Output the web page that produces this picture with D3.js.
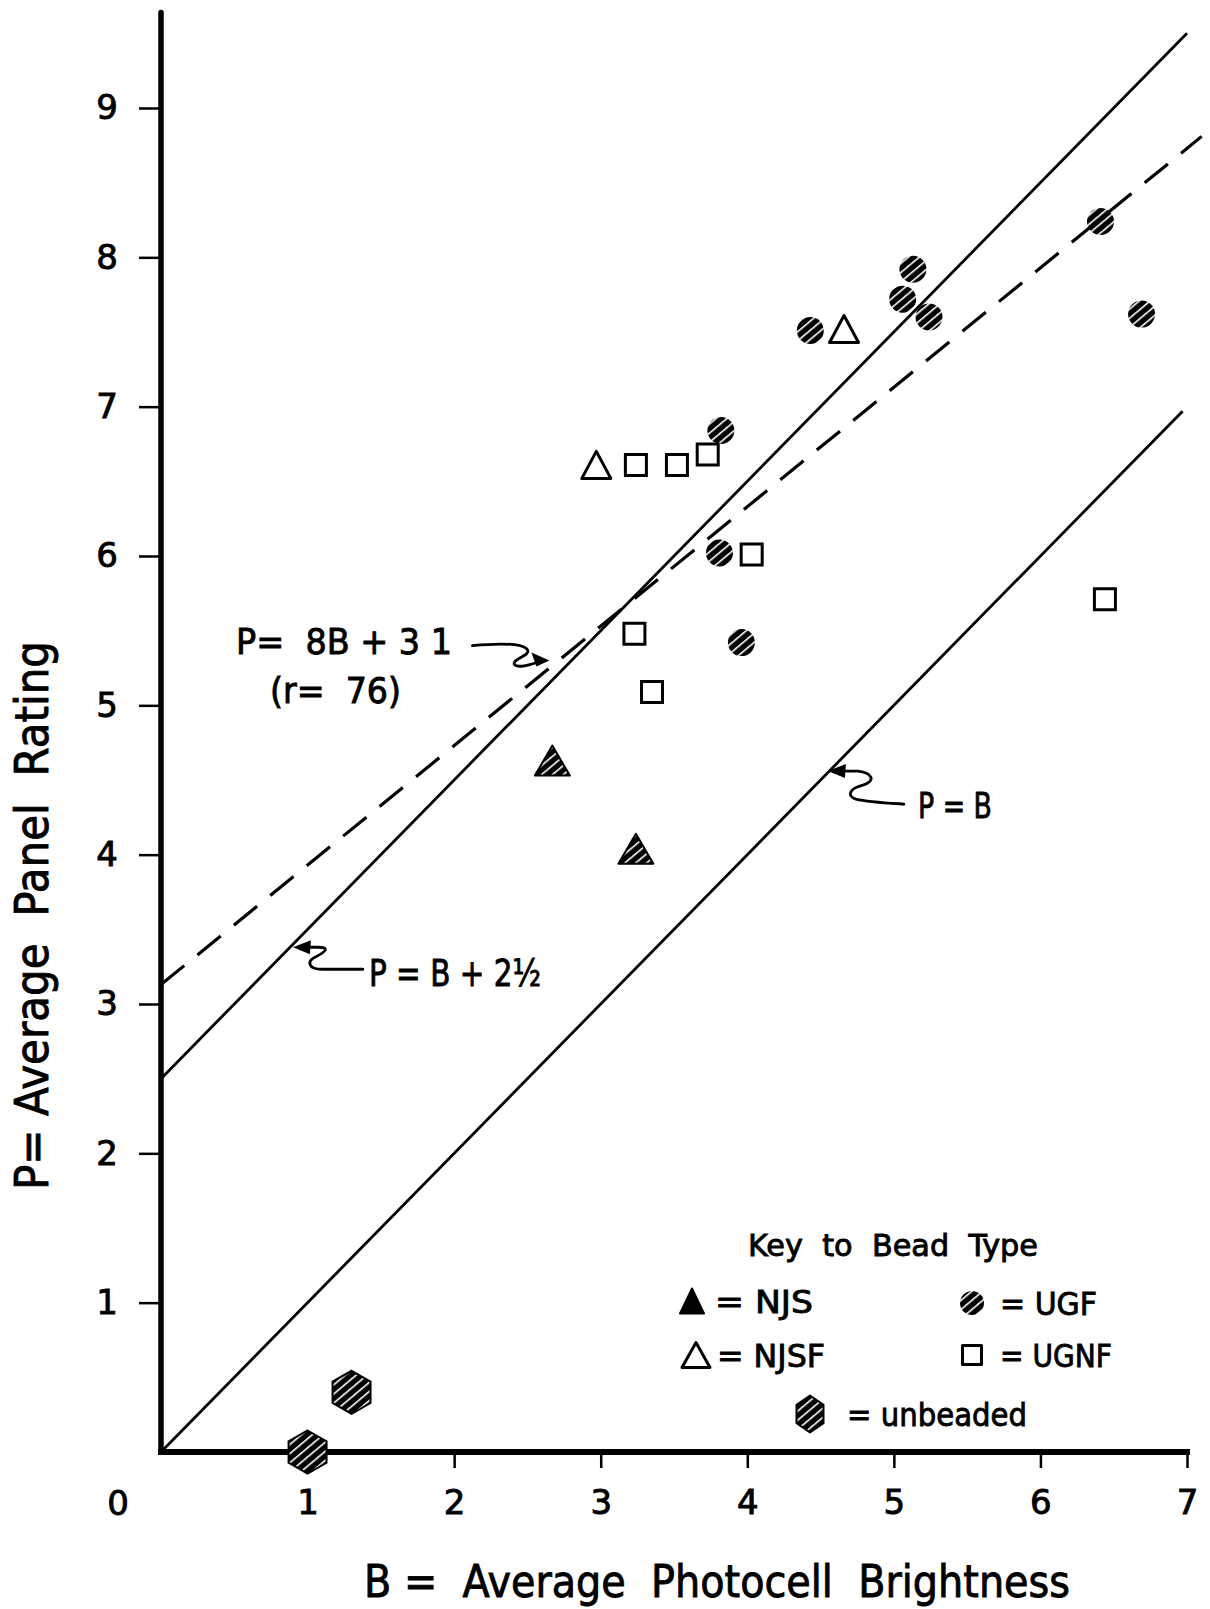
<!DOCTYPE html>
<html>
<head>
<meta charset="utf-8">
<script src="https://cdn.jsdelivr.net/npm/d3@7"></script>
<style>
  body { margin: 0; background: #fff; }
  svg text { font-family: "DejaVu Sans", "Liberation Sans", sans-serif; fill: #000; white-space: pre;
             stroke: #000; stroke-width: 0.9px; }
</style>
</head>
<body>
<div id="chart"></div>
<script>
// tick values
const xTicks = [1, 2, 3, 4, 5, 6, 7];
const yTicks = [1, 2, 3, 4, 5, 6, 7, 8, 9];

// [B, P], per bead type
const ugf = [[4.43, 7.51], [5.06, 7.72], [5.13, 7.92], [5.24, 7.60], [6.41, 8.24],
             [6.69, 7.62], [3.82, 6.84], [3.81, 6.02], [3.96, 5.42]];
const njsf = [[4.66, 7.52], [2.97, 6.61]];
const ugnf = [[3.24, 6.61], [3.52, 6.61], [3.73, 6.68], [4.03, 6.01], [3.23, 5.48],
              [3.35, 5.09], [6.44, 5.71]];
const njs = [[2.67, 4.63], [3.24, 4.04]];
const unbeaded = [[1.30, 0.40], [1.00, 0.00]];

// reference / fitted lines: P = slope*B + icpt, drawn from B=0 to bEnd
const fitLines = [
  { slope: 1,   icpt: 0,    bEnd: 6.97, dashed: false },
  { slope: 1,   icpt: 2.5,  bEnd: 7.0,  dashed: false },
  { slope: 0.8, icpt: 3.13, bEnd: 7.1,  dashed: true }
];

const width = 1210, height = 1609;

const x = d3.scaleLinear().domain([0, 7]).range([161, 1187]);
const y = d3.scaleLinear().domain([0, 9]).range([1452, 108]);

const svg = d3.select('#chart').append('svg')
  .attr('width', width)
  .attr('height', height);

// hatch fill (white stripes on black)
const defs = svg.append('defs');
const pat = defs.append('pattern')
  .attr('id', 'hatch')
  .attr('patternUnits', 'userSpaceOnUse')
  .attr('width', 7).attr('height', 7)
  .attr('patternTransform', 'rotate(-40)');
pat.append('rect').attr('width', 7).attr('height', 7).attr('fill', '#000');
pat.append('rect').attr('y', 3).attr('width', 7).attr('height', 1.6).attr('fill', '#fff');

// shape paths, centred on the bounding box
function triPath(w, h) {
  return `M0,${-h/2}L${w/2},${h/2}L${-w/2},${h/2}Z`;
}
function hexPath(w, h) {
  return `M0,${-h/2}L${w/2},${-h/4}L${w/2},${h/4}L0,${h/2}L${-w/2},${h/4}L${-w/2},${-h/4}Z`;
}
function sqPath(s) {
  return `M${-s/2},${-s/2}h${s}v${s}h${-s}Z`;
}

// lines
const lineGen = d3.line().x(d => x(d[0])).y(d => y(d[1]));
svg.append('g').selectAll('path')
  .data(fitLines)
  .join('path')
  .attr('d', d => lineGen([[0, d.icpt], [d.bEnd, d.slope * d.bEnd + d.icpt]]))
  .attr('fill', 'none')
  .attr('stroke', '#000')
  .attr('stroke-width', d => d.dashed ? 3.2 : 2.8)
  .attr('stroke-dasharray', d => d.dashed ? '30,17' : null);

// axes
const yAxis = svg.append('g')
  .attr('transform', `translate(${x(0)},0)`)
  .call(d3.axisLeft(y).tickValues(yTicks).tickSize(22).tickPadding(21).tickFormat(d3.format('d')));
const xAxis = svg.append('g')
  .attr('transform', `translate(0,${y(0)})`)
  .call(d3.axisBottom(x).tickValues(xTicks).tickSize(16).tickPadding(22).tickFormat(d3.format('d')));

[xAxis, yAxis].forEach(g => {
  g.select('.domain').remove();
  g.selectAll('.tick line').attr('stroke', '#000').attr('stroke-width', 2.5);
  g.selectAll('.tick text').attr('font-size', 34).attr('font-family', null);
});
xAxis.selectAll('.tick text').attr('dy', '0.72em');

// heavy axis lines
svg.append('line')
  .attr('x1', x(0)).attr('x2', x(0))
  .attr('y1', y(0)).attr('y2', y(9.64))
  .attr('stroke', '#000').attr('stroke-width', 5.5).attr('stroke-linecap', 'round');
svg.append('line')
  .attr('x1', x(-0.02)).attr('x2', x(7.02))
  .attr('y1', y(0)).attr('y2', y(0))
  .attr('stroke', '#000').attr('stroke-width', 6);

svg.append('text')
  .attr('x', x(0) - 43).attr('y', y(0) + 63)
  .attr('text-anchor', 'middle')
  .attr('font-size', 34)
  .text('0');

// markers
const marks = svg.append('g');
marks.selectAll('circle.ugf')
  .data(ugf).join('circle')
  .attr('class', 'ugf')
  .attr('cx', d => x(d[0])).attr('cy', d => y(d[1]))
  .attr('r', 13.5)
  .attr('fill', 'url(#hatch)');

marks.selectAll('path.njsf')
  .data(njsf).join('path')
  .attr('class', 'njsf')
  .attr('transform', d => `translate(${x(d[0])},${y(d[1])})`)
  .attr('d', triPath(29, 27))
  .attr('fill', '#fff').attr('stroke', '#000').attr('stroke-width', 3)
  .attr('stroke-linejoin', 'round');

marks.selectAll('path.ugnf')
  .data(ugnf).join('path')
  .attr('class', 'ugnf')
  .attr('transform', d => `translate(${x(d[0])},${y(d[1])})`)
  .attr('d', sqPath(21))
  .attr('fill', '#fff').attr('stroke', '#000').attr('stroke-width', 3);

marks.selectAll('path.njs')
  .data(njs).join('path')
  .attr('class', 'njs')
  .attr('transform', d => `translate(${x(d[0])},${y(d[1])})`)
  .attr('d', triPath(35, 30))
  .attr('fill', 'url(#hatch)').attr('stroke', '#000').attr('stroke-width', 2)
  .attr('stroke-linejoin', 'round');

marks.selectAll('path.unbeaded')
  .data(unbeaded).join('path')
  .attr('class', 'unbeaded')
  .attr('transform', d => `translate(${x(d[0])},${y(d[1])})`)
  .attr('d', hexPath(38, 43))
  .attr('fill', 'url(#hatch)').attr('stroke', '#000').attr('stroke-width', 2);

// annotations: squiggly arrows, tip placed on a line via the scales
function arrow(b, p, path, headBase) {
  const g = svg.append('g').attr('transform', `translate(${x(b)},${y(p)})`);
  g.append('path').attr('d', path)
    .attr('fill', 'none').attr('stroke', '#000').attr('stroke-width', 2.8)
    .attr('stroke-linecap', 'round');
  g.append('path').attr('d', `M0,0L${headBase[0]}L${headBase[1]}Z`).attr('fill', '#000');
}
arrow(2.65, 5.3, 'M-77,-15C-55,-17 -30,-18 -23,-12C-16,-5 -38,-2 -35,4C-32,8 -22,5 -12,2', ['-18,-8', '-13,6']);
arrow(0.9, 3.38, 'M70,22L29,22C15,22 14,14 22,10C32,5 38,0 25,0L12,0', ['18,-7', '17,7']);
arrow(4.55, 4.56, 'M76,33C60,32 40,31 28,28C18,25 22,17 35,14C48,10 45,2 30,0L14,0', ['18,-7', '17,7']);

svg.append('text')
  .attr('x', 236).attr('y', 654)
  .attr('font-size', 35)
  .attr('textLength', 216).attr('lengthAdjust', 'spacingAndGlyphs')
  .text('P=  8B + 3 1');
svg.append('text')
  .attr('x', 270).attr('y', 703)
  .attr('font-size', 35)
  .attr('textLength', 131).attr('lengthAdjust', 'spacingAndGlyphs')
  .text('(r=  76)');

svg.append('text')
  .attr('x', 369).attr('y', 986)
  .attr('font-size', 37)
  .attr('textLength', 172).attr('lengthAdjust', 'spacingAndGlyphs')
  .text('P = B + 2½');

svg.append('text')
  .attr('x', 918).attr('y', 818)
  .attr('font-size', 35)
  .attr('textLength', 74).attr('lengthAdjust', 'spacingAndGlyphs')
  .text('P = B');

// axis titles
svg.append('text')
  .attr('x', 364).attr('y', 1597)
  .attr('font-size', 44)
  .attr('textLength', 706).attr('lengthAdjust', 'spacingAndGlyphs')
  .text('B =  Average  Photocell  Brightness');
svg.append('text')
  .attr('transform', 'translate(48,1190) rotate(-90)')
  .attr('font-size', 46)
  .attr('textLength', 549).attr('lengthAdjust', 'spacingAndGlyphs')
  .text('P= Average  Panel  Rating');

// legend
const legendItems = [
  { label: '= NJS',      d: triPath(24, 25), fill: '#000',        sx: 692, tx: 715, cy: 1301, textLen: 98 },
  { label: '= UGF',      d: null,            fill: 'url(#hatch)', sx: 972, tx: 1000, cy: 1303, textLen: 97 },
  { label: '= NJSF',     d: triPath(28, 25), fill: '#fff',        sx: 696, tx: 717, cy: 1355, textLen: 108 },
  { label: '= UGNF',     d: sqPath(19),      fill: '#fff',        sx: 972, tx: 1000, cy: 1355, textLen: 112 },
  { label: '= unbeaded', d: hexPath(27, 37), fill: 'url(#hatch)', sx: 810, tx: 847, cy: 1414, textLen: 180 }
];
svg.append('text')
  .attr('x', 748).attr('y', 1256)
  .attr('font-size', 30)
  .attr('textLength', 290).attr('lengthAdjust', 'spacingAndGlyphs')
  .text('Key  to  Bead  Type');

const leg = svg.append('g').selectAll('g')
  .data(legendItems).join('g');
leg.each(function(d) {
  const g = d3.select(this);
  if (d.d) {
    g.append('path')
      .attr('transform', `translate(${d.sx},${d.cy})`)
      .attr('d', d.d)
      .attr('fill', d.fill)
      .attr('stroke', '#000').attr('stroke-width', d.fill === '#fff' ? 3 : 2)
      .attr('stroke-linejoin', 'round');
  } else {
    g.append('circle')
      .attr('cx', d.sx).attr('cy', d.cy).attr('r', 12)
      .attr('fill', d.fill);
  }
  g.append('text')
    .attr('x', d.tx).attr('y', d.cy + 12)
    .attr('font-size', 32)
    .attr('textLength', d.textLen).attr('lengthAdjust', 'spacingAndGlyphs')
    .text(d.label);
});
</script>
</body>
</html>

**DESCRIPTION OF THE TASK**
Copy exactly the lines running from the beginning of the listing through the line that has "const yTicks = [1, 2, 3, 4, 5, 6, 7, 8, 9];". Drop the pictures.

**RESULT OF THIS TASK**
Output the web page that produces this picture with D3.js.
<!DOCTYPE html>
<html>
<head>
<meta charset="utf-8">
<script src="https://cdn.jsdelivr.net/npm/d3@7"></script>
<style>
  body { margin: 0; background: #fff; }
  svg text { font-family: "DejaVu Sans", "Liberation Sans", sans-serif; fill: #000; white-space: pre;
             stroke: #000; stroke-width: 0.9px; }
</style>
</head>
<body>
<div id="chart"></div>
<script>
// tick values
const xTicks = [1, 2, 3, 4, 5, 6, 7];
const yTicks = [1, 2, 3, 4, 5, 6, 7, 8, 9];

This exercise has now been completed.